5 Companies That Had A Rough Week

The Week Ending Feb. 28

This week's roundup of companies that had a rough week include IBM and Ingram Micro, which are cutting their employee rosters; a major business communications company that's losing its channel chief; Google, which experienced an embarrassing snafu with Google Maps this week; and most anyone associated with this week's Mt. Gox Bitcoin debacle.

Avaya's U.S. Channel Chief Exits

Avaya's U.S. channel chief, Karl Soderlund, is stepping down effective March 7 to pursue other opportunities. Soderlund's departure follows a string of shake-ups to the company's channel executive team last year.

Soderlund has served as vice president of Avaya's Americas partner sales since April 2012. A company memo viewed by CRN said the company is actively seeking a replacement.

In July worldwide channel chief John Spiliotis left the company to join Palo Alto Networks, while Tom Mitchell, senior vice president of global sales, resigned in September.

IBM Confirms Layoffs, STG Expected To Take Hardest Hit

IBM confirmed this week that it has begun layoffs throughout the company as part of a $1 billion "workforce rebalancing." While the company isn't saying just how many of its 431,000 employees will get pink slips, industry analysts say headcount reductions would have to reach around 15,000 to achieve $41 billion in savings.

Sources tell CRN that the layoffs would disproportionately impact the company's Systems and Technology Group.

Bitcoin Exchange Collapses, Leaving Behind Questions And Unhappy Investors

The sudden shutdown earlier this week of the Tokyo-based Mt. Gox Bitcoin exchange has raised questions about the future of the virtual currency and left Mt. Gox customers facing the possibility they may never recover their money.

Mt. Gox, one of the largest Bitcoin exchanges, suspended withdrawals earlier this month after a series of cyberattacks. On Tuesday the exchange, including its website and Twitter feed, suddenly went dark. Friday Mt. Gox CEO Mark Karpeles acknowledged that some 850,000 bitcoins, worth in the general range of $500 million at current rates, are likely gone for good. He said Mt. Gox was filing for bankruptcy.

The developments have spooked Bitcoin investors and brought calls for tighter regulation of virtual currencies.

Google Maps Identifies Brooklyn Block As 'Drug Section'

Some Brooklyn residents were surprised to learn this week that Google Maps identifies their corner of Brooklyn's Bensonhurst area as a "drug section."

Google Maps identified a block of the neighborhood's West 8th Street as "Drug Section, Brooklyn, NY 11204," according to a story posted on the CBS New York website.

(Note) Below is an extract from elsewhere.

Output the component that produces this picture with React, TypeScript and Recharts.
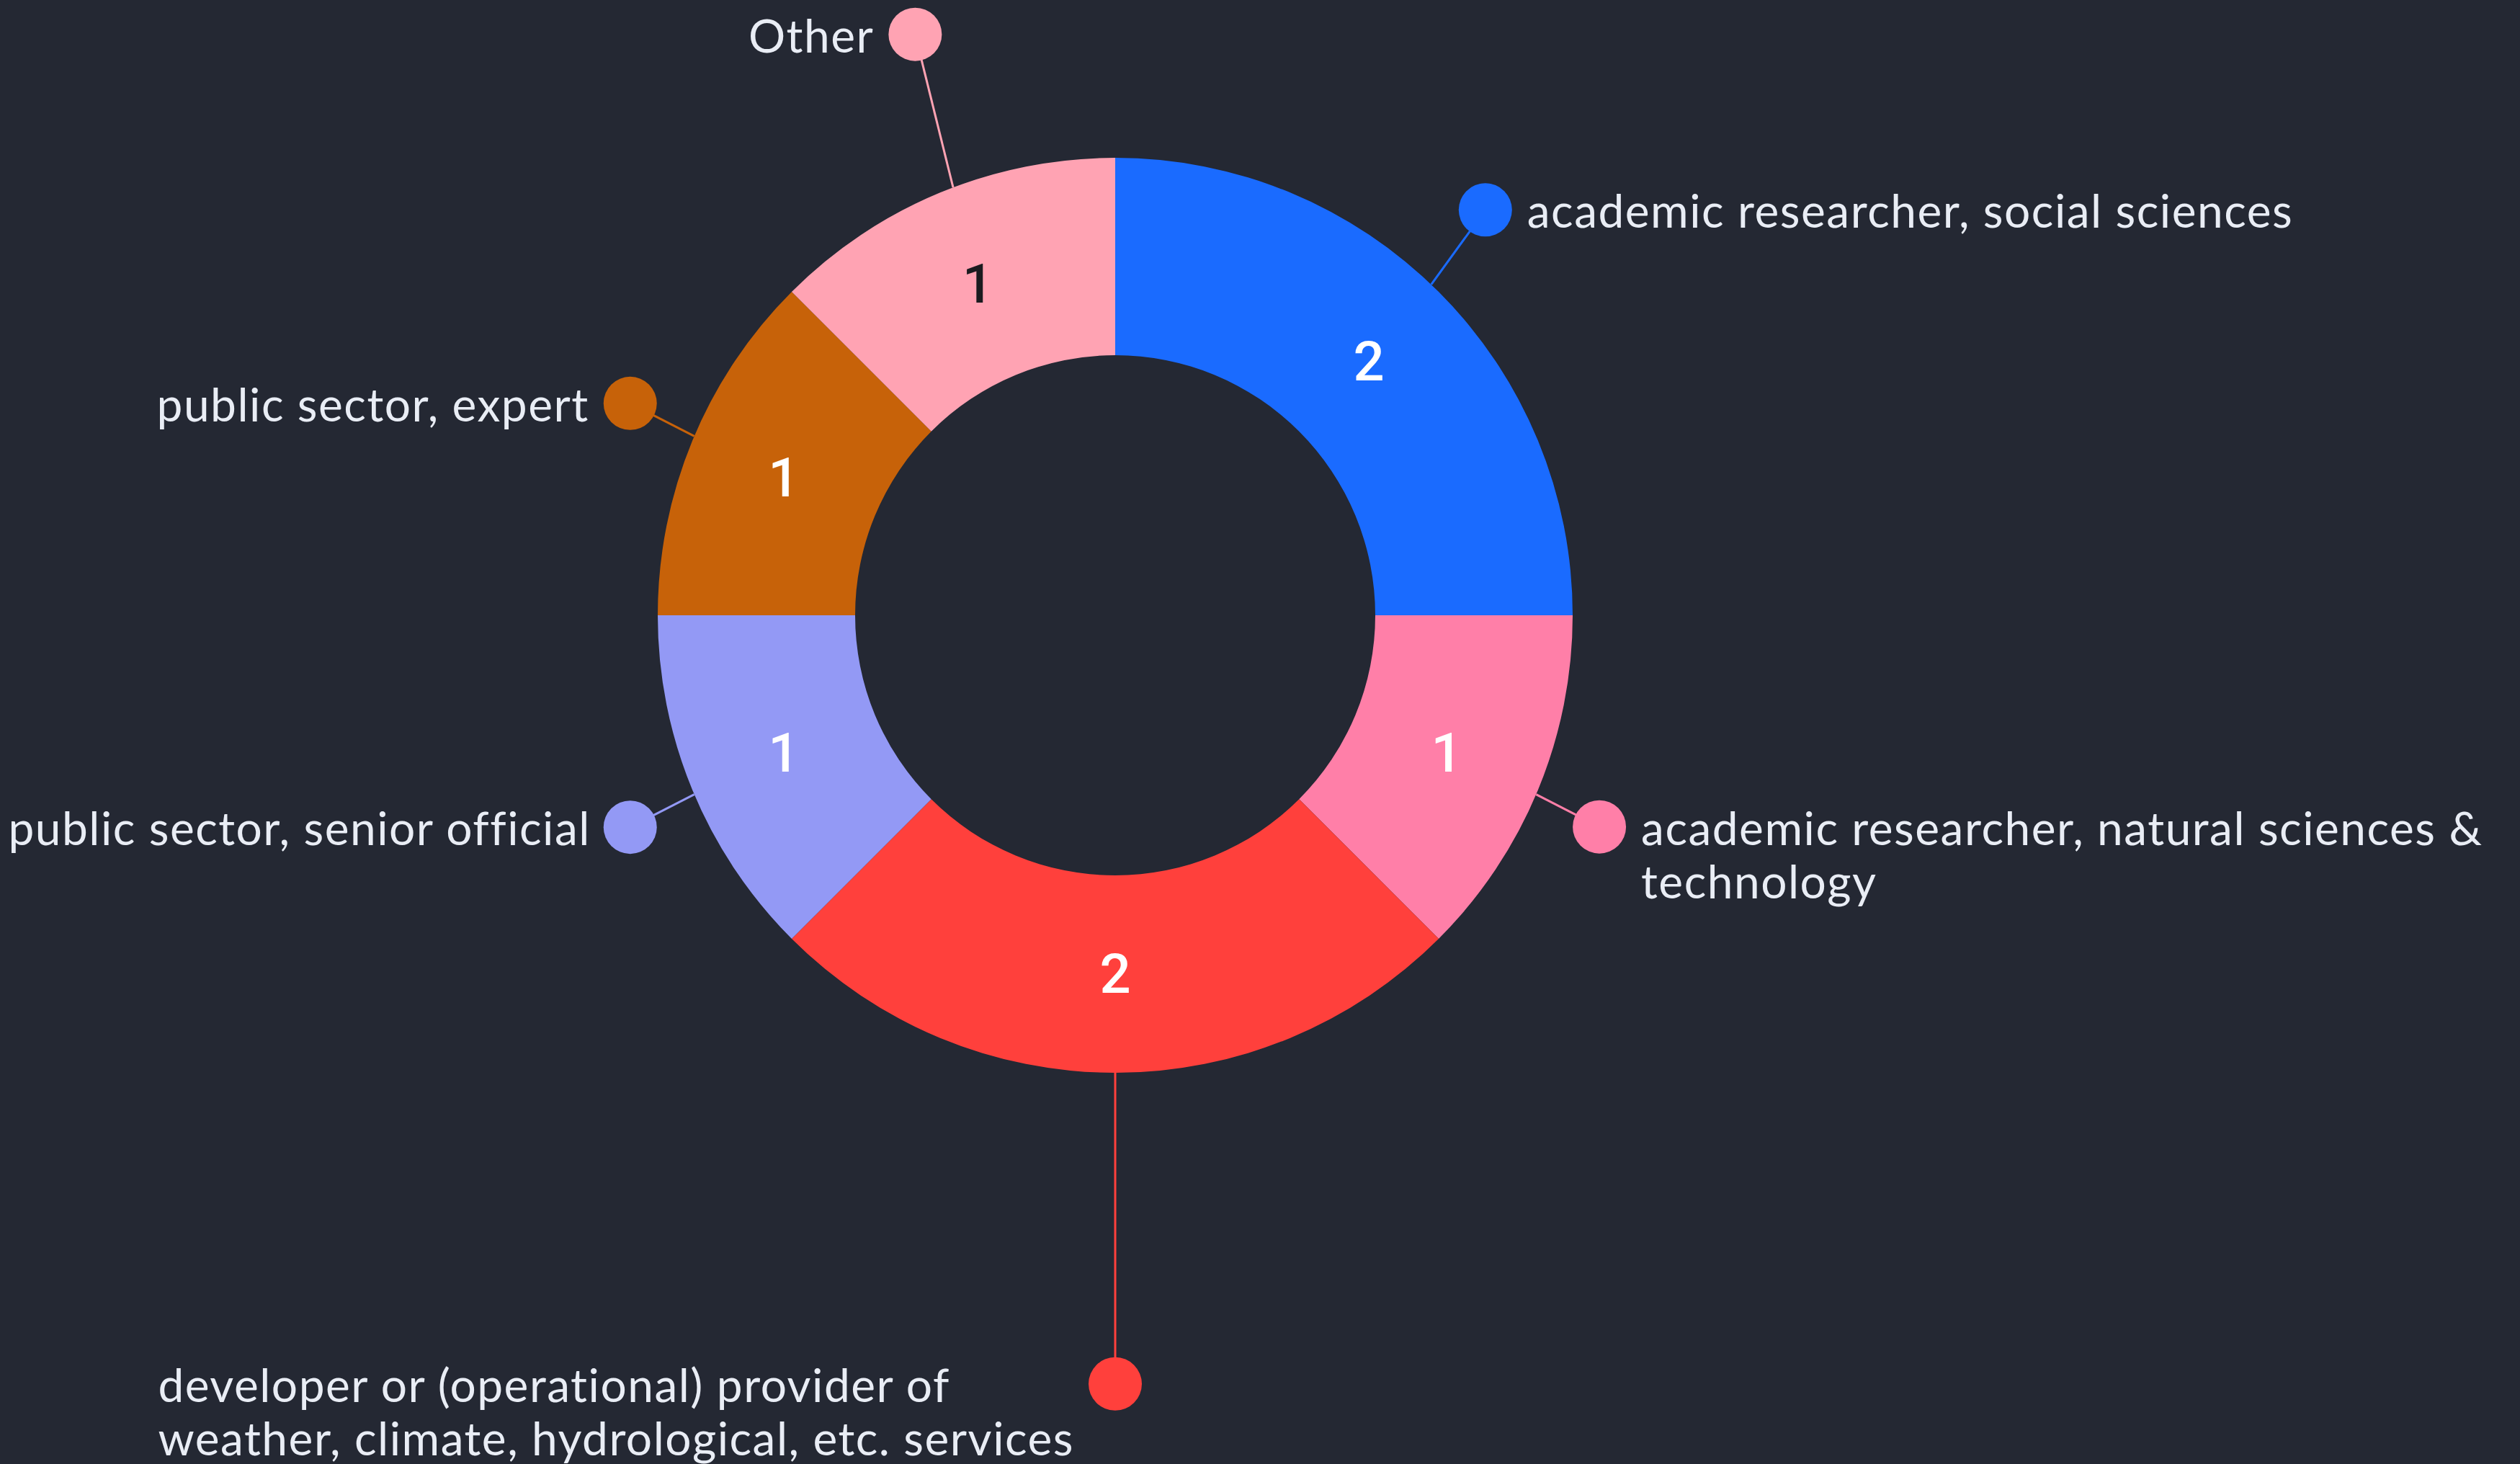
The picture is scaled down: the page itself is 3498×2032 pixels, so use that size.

The story said a Reddit user discovered the description while using Google maps to get directions to an area restaurant. The directions advised him to "turn left at the drug section," according to the CBS story. By Thursday night the words "drug section" were no longer printed on the Google map for the area, but a search for "drug section" in Brooklyn still directed users to the corner of West 8th Street and Bay Parkway, the story said.

Ingram Micro Undergoes Another Restructuring, Plans Layoffs

Distributor Ingram Micro is undergoing more reorganization. This week the company disclosed plans for a global corporate restructuring that includes layoffs of some 180 North America employees, just months after the company dissolved its North America Specialty Solutions Division. The company did not provide details on how many employees would be impacted globally.

Paul Bay, Ingram Micro North American president, told CRN the distributor's restructuring activities will help the company reinvest in new areas that provide "success and new opportunities for solution providers."

Solution providers generally praised the moves, saying they would make Ingram Micro more responsive to solution providers. Nevertheless, it's never a good thing when a company has to cut back in order to move forward.